Tech’s Diversity Problem: More Than Meets the Eye

While tech workers reap high salaries and lavish benefits, the people who cook and serve their food, maintain their offices and provide workplace security often live in poverty – and for every tech job created, four service workers are needed to support it, creating a large and growing underclass of “invisible workers” in Silicon Valley.  The issue — and startling statistics on the racial and ethnic segregation of Silicon valley — was laid out in an analysis of the Valley workforce by Working Partnerships USA, a public policy and research institute based in San Jose.   Workers who share a campus with the tech elite,  are forced to live in poverty by the high cost of living in the region.
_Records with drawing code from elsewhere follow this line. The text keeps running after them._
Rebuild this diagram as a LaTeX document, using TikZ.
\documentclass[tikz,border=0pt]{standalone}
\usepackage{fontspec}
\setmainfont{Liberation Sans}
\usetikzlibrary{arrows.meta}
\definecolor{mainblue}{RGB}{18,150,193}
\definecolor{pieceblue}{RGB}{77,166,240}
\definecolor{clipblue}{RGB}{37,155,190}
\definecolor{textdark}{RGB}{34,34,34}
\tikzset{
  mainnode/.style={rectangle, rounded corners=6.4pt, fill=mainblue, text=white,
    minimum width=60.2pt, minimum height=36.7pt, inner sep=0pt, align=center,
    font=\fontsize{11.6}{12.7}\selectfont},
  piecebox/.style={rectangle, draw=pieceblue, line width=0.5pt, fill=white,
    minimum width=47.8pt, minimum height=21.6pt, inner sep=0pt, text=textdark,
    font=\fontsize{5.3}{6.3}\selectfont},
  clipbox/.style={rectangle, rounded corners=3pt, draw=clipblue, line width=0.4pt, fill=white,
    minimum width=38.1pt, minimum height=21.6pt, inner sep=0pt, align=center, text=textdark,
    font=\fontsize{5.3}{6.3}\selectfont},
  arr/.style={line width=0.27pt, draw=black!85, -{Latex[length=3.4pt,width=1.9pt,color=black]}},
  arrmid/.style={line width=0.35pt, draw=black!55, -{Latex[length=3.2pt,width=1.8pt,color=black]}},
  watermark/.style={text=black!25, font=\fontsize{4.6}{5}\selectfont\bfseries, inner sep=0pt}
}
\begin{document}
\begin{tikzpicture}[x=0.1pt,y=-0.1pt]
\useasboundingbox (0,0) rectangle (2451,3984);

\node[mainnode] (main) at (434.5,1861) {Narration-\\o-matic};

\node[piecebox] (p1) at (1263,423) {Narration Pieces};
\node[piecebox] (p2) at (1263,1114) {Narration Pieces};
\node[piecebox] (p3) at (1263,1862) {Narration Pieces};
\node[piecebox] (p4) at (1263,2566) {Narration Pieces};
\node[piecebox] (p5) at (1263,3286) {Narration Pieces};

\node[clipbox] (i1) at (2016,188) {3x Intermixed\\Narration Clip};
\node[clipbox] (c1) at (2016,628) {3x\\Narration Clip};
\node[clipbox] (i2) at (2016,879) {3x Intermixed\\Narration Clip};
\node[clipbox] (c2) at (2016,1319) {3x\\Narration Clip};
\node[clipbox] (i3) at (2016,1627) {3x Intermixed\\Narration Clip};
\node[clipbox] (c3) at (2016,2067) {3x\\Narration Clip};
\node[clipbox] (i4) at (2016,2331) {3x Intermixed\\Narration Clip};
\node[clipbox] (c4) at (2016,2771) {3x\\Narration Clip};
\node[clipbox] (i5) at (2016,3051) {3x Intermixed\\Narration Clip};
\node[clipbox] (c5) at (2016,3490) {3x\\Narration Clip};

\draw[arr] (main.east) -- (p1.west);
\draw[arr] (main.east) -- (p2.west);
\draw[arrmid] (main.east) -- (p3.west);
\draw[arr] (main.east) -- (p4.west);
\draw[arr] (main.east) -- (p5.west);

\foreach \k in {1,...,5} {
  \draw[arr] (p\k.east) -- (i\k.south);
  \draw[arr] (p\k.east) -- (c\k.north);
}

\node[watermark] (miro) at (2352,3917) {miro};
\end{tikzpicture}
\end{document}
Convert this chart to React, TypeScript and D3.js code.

Community leaders are alarmed by the disappearance of jobs that pay a living wage, and experts in the field of social science and workforce economics, speak to the startling evidence of Silicon Valley’s economic and occupational segregation.

  •   In Silicon Valley, more than half of new jobs through 2018 will pay $50,000 or less, according to state employment projections.
  • The Bay Area Council estimates that every high tech job added to the local economy creates four jobs in support services fields.
  • The two largest tech occupations in Santa Clara County – systems software developers and applications software developers – earn median hourly wages of $63.62 and $61.87. The median hourly wages for the three largest categories of contracted workers – landscaping workers, janitors, and security guards – are $13.82, $11.39, and $14.17.
  • 88% of computer and mathematical jobs in Santa Clara County offer earned sick days; 85%, of engineering and architecture jobs offer earned sick days. But only 41% of building & ground cleaning jobs allow employees to take event a single paid sick day; private protective service jobs (which include security jobs) are nearly as bad, with only 45% providing any earned sick days. Nearly 80% of food service workers here lack paid sick leave.

The solutions don’t lie in increased STEM education and gender-based outreach for tech workers. The people who protect and serve Silicon Valley’s new elite need and deserve dignity in their own occupations. Tech companies negotiate, set prices for and sign every contract with the middleman companies. With a stroke of a pen – or a single keystroke – tech companies could improve economic opportunities for thousands of low-wage workers and their families by requiring that their contractors – their grounds maintenance companies, their food service providers, their private security firms – provide their workers with a living wage and fair benefits.